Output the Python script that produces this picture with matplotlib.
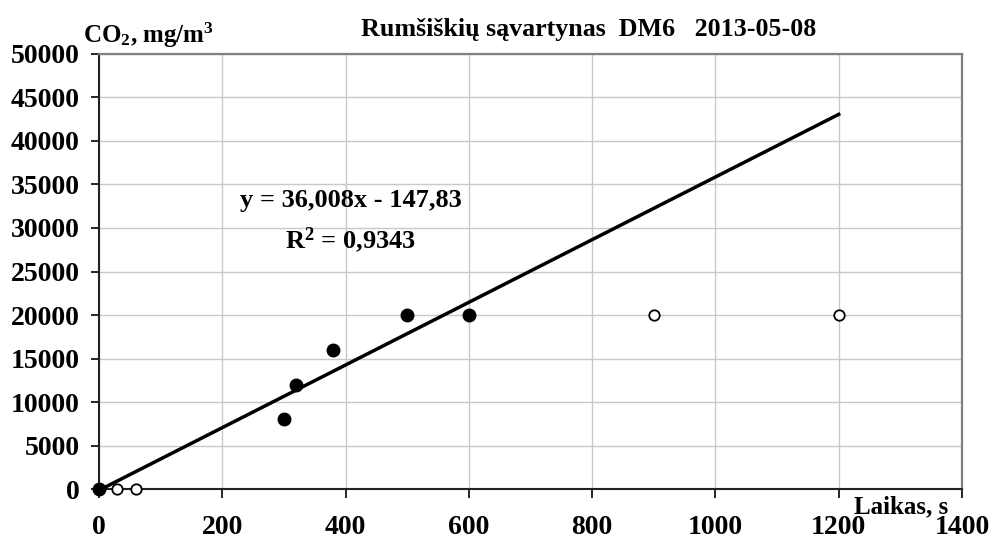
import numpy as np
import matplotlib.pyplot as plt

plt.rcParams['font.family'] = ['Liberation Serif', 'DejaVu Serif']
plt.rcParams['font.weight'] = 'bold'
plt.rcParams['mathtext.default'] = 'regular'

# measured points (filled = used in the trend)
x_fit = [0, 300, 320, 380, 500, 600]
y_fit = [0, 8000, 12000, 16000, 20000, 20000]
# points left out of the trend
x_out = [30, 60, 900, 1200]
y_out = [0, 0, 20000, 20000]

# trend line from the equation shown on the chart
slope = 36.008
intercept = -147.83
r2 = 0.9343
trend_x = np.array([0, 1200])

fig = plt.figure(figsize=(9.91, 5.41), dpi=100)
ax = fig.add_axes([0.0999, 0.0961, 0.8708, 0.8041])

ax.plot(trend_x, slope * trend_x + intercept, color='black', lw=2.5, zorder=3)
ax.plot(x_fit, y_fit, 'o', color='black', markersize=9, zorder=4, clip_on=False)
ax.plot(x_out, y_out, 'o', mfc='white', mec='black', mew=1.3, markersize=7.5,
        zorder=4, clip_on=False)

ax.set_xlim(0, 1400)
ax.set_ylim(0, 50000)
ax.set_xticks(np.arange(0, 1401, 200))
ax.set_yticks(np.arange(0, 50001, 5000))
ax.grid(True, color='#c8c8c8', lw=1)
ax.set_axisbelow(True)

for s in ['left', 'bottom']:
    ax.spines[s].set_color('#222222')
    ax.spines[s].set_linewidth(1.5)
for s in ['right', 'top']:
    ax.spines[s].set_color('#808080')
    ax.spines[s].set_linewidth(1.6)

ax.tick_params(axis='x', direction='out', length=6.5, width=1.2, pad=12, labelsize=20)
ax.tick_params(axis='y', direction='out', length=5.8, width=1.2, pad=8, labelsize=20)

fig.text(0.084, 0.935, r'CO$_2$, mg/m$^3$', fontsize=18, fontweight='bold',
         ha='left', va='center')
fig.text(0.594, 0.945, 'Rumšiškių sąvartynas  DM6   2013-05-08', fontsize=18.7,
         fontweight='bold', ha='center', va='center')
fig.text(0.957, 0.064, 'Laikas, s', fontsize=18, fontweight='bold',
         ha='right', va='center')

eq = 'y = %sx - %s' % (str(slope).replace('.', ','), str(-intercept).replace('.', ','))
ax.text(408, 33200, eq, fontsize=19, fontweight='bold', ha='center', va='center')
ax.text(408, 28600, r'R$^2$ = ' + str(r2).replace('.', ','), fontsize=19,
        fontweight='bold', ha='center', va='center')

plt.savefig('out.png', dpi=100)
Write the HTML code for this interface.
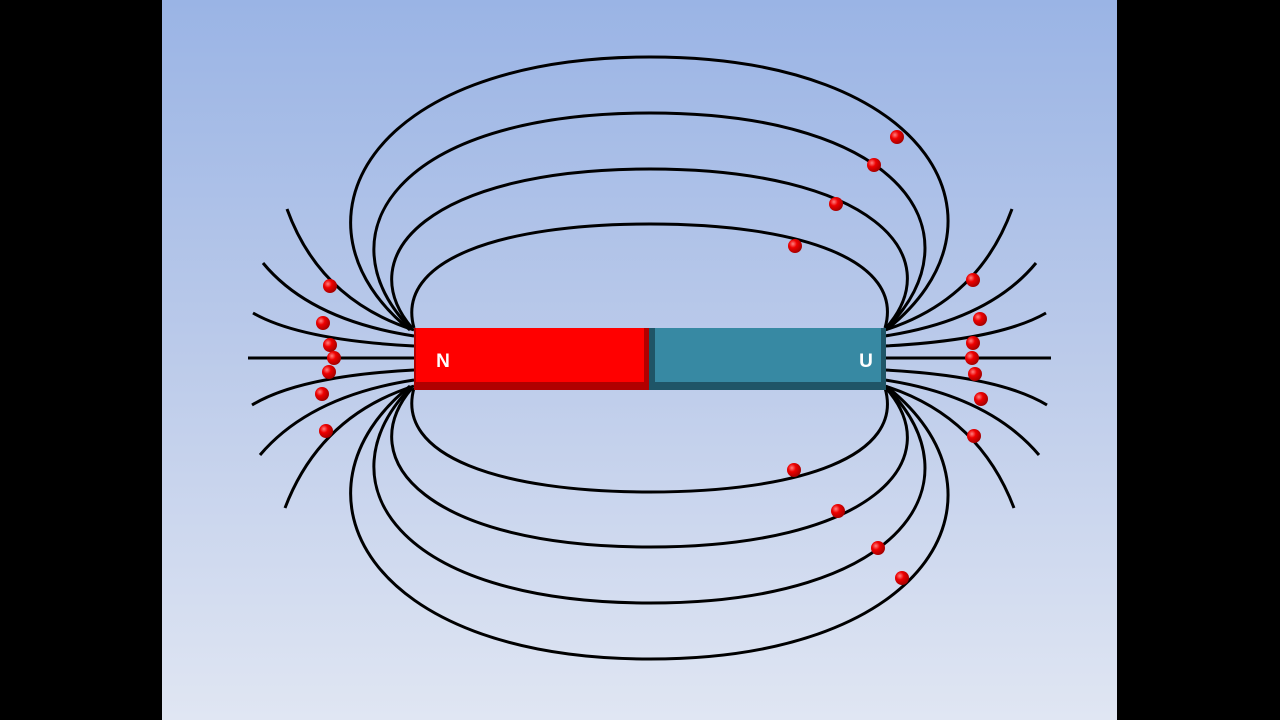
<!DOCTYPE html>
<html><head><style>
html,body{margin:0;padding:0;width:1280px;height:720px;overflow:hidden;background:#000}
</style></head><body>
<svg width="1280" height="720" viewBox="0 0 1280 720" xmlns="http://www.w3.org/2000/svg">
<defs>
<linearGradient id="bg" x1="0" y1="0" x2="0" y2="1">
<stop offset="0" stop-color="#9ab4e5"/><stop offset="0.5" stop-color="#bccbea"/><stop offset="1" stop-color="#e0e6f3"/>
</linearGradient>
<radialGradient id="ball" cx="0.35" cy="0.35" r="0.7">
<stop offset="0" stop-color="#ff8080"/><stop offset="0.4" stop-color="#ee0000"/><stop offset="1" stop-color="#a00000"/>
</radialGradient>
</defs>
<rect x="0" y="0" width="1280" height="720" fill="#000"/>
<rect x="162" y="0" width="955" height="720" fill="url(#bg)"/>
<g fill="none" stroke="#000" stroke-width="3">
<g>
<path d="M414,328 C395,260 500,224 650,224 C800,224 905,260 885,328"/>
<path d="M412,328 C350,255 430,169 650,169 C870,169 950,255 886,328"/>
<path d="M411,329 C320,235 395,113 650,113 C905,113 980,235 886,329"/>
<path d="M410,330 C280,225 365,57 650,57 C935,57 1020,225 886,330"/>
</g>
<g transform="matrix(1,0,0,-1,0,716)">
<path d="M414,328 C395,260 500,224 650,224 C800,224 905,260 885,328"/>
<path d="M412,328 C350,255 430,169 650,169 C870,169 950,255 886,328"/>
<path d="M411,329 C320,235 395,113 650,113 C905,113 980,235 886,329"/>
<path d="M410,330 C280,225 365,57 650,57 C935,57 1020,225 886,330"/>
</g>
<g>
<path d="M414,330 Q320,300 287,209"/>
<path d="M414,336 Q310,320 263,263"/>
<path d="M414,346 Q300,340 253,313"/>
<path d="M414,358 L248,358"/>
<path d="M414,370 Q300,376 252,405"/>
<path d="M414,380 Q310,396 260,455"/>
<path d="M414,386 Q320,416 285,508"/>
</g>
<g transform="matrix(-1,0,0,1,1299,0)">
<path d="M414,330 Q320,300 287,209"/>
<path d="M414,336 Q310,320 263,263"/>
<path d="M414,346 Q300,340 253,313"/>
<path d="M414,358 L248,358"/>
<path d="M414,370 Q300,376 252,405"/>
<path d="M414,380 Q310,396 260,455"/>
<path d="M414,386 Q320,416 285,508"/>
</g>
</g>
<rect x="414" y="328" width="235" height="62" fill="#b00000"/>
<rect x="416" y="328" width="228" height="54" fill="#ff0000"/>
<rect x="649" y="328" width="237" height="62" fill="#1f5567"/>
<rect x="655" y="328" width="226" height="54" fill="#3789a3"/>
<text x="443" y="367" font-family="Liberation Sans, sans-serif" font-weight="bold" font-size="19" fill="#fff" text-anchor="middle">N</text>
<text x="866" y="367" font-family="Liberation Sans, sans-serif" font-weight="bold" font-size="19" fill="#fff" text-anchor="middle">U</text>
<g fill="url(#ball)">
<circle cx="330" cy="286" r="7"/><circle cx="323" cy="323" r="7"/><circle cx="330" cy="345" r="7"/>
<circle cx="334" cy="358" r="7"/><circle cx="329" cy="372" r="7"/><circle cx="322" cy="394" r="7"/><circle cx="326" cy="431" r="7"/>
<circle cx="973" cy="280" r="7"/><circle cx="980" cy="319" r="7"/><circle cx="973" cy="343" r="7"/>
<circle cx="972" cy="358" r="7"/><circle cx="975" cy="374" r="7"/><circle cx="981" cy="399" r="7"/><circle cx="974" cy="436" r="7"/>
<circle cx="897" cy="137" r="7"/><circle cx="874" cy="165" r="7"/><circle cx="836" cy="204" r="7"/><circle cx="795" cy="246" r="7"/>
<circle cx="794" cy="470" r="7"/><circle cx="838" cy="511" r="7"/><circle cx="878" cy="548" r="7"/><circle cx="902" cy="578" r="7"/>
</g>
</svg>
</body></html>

+++

GIVEN EXERCISE: Set down word for word the lines from the first entry through the line with "trend_x = np.array([0, 1200])", both included, omitting pictures.

TASK RESPONSE:
Output the Python script that produces this picture with matplotlib.
import numpy as np
import matplotlib.pyplot as plt

plt.rcParams['font.family'] = ['Liberation Serif', 'DejaVu Serif']
plt.rcParams['font.weight'] = 'bold'
plt.rcParams['mathtext.default'] = 'regular'

# measured points (filled = used in the trend)
x_fit = [0, 300, 320, 380, 500, 600]
y_fit = [0, 8000, 12000, 16000, 20000, 20000]
# points left out of the trend
x_out = [30, 60, 900, 1200]
y_out = [0, 0, 20000, 20000]

# trend line from the equation shown on the chart
slope = 36.008
intercept = -147.83
r2 = 0.9343
trend_x = np.array([0, 1200])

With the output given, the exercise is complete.